Revelations : "You don't have to explain everything."

Clive : "Yeah, exactly - you sort of say, 'This is that scene in Aliens when...' and they go, 'I know, yeah, yeah.' But it's really hard work to do that with someone who hates horror movies - even if they want to do it for commercial reasons."

Revelations : "I'll bet they ask questions like, 'So why does she go into the cellar?' , 'Why doesn't she get out of the house...?'"

Clive : "Yeah exactly - '...check the batteries in her torch first...' Right - 'She doesn't otherwise you wouldn't have a scene!'
"I'm just not sweating about it - my experience of movies now is that so many things can change, in a heartbeat, that it's better not to sweat about it until it's right in front of you. The other thing is that I will have other movies to produce - Thief of Always, which Kelly Asbury will be directing, hopefully Dread, which is over at Fox and then of course the series of Books of Blood movies which Seraphim's doing. So it's not as though we wouldn't have lots of movies in the absence of Tortured Souls happening. I don't want to send any bad vibes out to the Tortured Souls project; I actually have got faith in the project and feel very passionate about doing it."

Revelations : "But it's not in your hands, so..."
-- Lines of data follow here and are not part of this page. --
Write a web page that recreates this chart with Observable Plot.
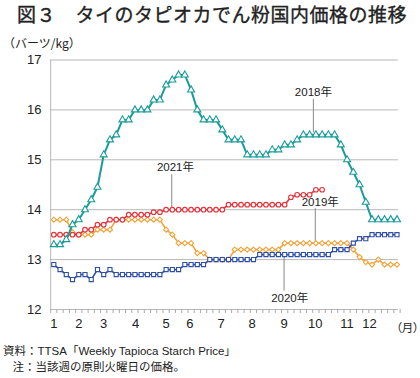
<!DOCTYPE html>
<html><head><meta charset="utf-8">
<script src="https://cdn.jsdelivr.net/npm/d3@7"></script>
<script src="https://cdn.jsdelivr.net/npm/@observablehq/plot@0.6"></script>
<style>
body{margin:0;background:#fff;}
#wrap{position:relative;width:420px;height:378px;overflow:hidden;font-family:"Noto Sans CJK JP",sans-serif;color:#222;background:#fff;}
#title{position:absolute;left:17px;top:0px;font-size:19px;font-weight:400;letter-spacing:0.5px;white-space:nowrap;line-height:28px;-webkit-text-stroke:0.35px #222;z-index:2;}
#unit{position:absolute;left:3px;top:34px;font-size:12px;line-height:17px;white-space:nowrap;z-index:2;}
#chart{position:absolute;left:0;top:30px;z-index:1;}
#month{position:absolute;left:396px;top:319px;font-size:11.5px;line-height:16px;font-feature-settings:"palt";white-space:nowrap;z-index:2;}
#foot{position:absolute;left:3px;top:343px;font-size:11.5px;line-height:16px;font-family:"Liberation Sans","Noto Sans CJK JP",sans-serif;white-space:nowrap;z-index:2;}
</style></head>
<body>
<div id="wrap">
  <div id="title">図３　タイのタピオカでん粉国内価格の推移</div>
  <div id="unit">（バーツ/kg）</div>
  <div id="chart"></div>
  <div id="month">（月）</div>
  <div id="foot">資料：TTSA「Weekly Tapioca Starch Price」<br>&nbsp;&nbsp;&nbsp;注：当該週の原則火曜日の価格。</div>
</div>
<script>
// ---- data (weekly, バーツ/kg) ----
const s2018 = [13.3,13.3,13.4,13.7,13.8,14.0,14.2,14.45,15.1,15.4,
  15.5,15.8,15.8,16.0,16.0,16.0,16.2,16.2,16.5,16.6,
  16.7,16.7,16.4,16.0,15.8,15.8,15.8,15.6,15.4,15.4,
  15.4,15.1,15.1,15.1,15.1,15.2,15.2,15.3,15.3,15.4,
  15.5,15.5,15.5,15.5,15.5,15.5,15.3,15.0,14.75,14.5,
  14.15,13.8,13.8,13.8,13.8,13.8];
const s2019 = [13.8,13.8,13.8,13.55,13.5,13.5,13.5,13.6,13.6,13.6,
  13.8,13.8,13.8,13.8,13.8,13.8,13.8,13.8,13.6,13.5,
  13.33,13.33,13.33,13.13,13.13,13.0,13.0,13.0,13.0,13.2,
  13.2,13.2,13.2,13.2,13.2,13.2,13.2,13.33,13.33,13.33,
  13.33,13.33,13.33,13.33,13.33,13.33,13.33,13.33,13.2,13.05,
  12.95,12.9,13.0,12.9,12.9,12.9];
const s2020 = [12.9,12.8,12.7,12.6,12.7,12.7,12.6,12.8,12.7,12.8,
  12.7,12.7,12.7,12.7,12.7,12.7,12.7,12.7,12.8,12.8,
  12.8,12.9,12.9,12.9,12.9,13.0,13.0,13.0,13.0,13.0,
  13.0,13.0,13.0,13.1,13.1,13.1,13.1,13.1,13.1,13.1,
  13.1,13.1,13.1,13.1,13.1,13.2,13.2,13.2,13.33,13.42,
  13.42,13.5,13.5,13.5,13.5,13.5];
const s2021 = [13.5,13.5,13.5,13.5,13.5,13.6,13.6,13.7,13.7,13.8,
  13.8,13.8,13.9,13.9,13.9,13.9,13.95,13.95,14.0,14.0,
  14.0,14.0,14.0,14.0,14.0,14.0,14.0,14.0,14.1,14.1,
  14.1,14.1,14.1,14.1,14.1,14.1,14.1,14.1,14.25,14.3,
  14.3,14.3,14.4,14.4];

const seriesNames = ["2019","2020","2021","2018"];
const seriesValues = [s2019, s2020, s2021, s2018];
const seriesColors = ["#f2a33a","#2f4fa6","#e5323b","#1a9c9b"];
const seriesSymbols = ["diamond2","square","circle","triangle"];

const monthLabels = ["1","2","3","4","5","6","7","8","9","10","11","12"];
const monthTickWeeks = [1,5,9,14.1,19,22.8,27.8,32.8,37.9,42.9,48,51.6];
const yTicks = [12,13,14,15,16,17];

// annotations (week, value)
const annoLabels = ["2018年","2019年","2020年","2021年"];
const annoTextWeek = [42.6,43.7,38.8,20.5];
const annoTextValue = [16.35,14.15,12.23,14.84];
const annoLineWeek = [42.6,42.9,37.9,19.9];
const annoLineFrom = [16.22,14.03,12.38,14.71];
const annoLineTo = [15.55,13.35,13.1,14.02];

// ---- build ----
const anno = annoLabels.map((t,i)=>({t, tx:annoTextWeek[i], ty:annoTextValue[i],
  lx:annoLineWeek[i], y1:annoLineFrom[i], y2:annoLineTo[i]}));

const seriesMarks = [];
seriesNames.forEach((name,k)=>{
  const rows = seriesValues[k].map((v,i)=>({week:i+1, value:v}));
  seriesMarks.push(Plot.line(rows, {x:"week", y:"value", stroke:seriesColors[k],
    strokeWidth: name==="2018" ? 2 : 1.6}));
  seriesMarks.push(Plot.dot(rows, {x:"week", y:"value", symbol:seriesSymbols[k],
    r: seriesSymbols[k]==="triangle" ? 2.6 : 2.3, stroke:seriesColors[k], fill:"white", strokeWidth:1.1}));
});

const weekBounds = d3.range(0.5, 57, 1);

const chart = Plot.plot({
  width: 420, height: 312,
  marginLeft: 50, marginRight: 22, marginTop: 29.5, marginBottom: 33,
  x: {domain:[1,56], range:[53.3,396.5]},
  y: {domain:[12,17]},
  style: {fontFamily:"'Liberation Sans', Arial, sans-serif", fontSize:"13px", color:"#222", background:"white"},
  marks: [
    Plot.ruleY(yTicks, {stroke:"#b8b8b8", strokeWidth:1}),
    Plot.ruleX([0.5], {stroke:"#b8b8b8", strokeWidth:1}),
    Plot.axisX({ticks:weekBounds, tickSize:4, tickFormat:()=>"", stroke:"#aaa"}),
    Plot.axisX({ticks:monthTickWeeks, tickSize:0, tickPadding:9,
      tickFormat:d=>monthLabels[monthTickWeeks.indexOf(d)]}),
    Plot.axisY({ticks:yTicks, tickSize:0, tickPadding:9, tickFormat:d=>String(d)}),
    Plot.link(anno, {x1:"lx", x2:"lx", y1:"y1", y2:"y2", stroke:"#888", strokeWidth:1}),
    Plot.text(anno, {x:"tx", y:"ty", text:"t", fontSize:11.5, fill:"#222",
      fontFamily:"'Liberation Sans','Noto Sans CJK JP',sans-serif"}),
    ...seriesMarks
  ]
});
document.getElementById("chart").appendChild(chart);
</script>
</body></html>
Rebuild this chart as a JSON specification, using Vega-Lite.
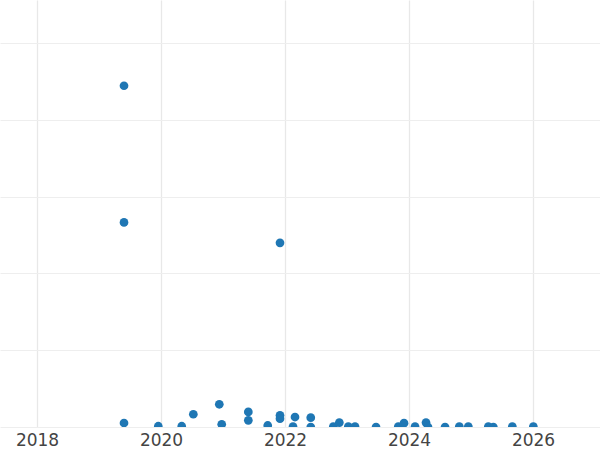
{
  "$schema": "https://vega.github.io/schema/vega-lite/v6.json",
  "width": 600,
  "height": 427,
  "padding": {"left": 0, "top": 0, "right": 0, "bottom": 23},
  "autosize": {"type": "none"},
  "background": "white",
  "config": {"view": {"stroke": null}},
  "data": {"values": [
    {"date": 2019.403, "value": 4.446},
    {"date": 2019.403, "value": 2.665},
    {"date": 2021.919, "value": 2.399},
    {"date": 2019.403, "value": 0.052},
    {"date": 2019.956, "value": 0.01},
    {"date": 2020.334, "value": 0.01},
    {"date": 2020.521, "value": 0.166},
    {"date": 2020.940, "value": 0.296},
    {"date": 2020.979, "value": 0.035},
    {"date": 2021.408, "value": 0.196},
    {"date": 2021.408, "value": 0.087},
    {"date": 2021.721, "value": 0.02},
    {"date": 2021.919, "value": 0.152},
    {"date": 2021.919, "value": 0.109},
    {"date": 2022.161, "value": 0.13},
    {"date": 2022.129, "value": 0.005},
    {"date": 2022.415, "value": 0.122},
    {"date": 2022.415, "value": 0.0},
    {"date": 2022.779, "value": 0.005},
    {"date": 2022.876, "value": 0.057},
    {"date": 2023.021, "value": 0.005},
    {"date": 2023.129, "value": 0.005},
    {"date": 2023.468, "value": 0.0},
    {"date": 2023.827, "value": 0.005},
    {"date": 2023.919, "value": 0.05},
    {"date": 2024.097, "value": 0.005},
    {"date": 2024.274, "value": 0.057},
    {"date": 2024.306, "value": 0.0},
    {"date": 2024.581, "value": 0.0},
    {"date": 2024.811, "value": 0.005},
    {"date": 2024.956, "value": 0.005},
    {"date": 2025.279, "value": 0.005},
    {"date": 2025.360, "value": 0.0},
    {"date": 2025.666, "value": 0.005},
    {"date": 2026.005, "value": 0.005}
  ]},
  "mark": {"type": "circle", "size": 76, "opacity": 1, "color": "#1f77b4", "clip": true},
  "encoding": {
    "x": {
      "field": "date",
      "type": "quantitative",
      "scale": {"domain": [2017.403, 2027.08], "nice": false, "zero": false},
      "axis": {
        "title": null,
        "values": [2018, 2020, 2022, 2024, 2026],
        "format": "d",
        "grid": true,
        "gridColor": "#e8e8e8",
        "gridWidth": 1.3,
        "domain": false,
        "ticks": false,
        "labelFont": "DejaVu Sans",
        "labelFontSize": 17,
        "labelColor": "#444444",
        "labelPadding": 5
      }
    },
    "y": {
      "field": "value",
      "type": "quantitative",
      "scale": {"domain": [0, 5.563], "nice": false},
      "axis": {
        "title": null,
        "values": [0, 1, 2, 3, 4, 5],
        "labels": false,
        "grid": true,
        "gridColor": "#eeeeee",
        "gridWidth": 1,
        "domain": false,
        "ticks": false
      }
    }
  }
}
Clive : "Not in my hands - right - none of this is. Whereas writing and painting is in my hands. It's one of the comforts I've gone back to over the last few years in a Hollywood atmosphere which is increasingly about huge-budgeted movies, the like of which I don't really have a great interest in as a director. I like watching them, within limits, but I'm not a great... I wouldn't, I couldn't go on and do what Sam Raimi has done and take on a massive franchise like the Spiderman stuff and make it a huge hit; it's not in my nature to do that sort of thing. I'm a little too... I suppose, self-obsessed - too obsessed with my own mythologies."

Revelations : "Well, we still wonder what your Alien III would have looked like!"

Clive : "Yeah - well, actually I do too! One of these days I'll let it out on the world! Oh boy!"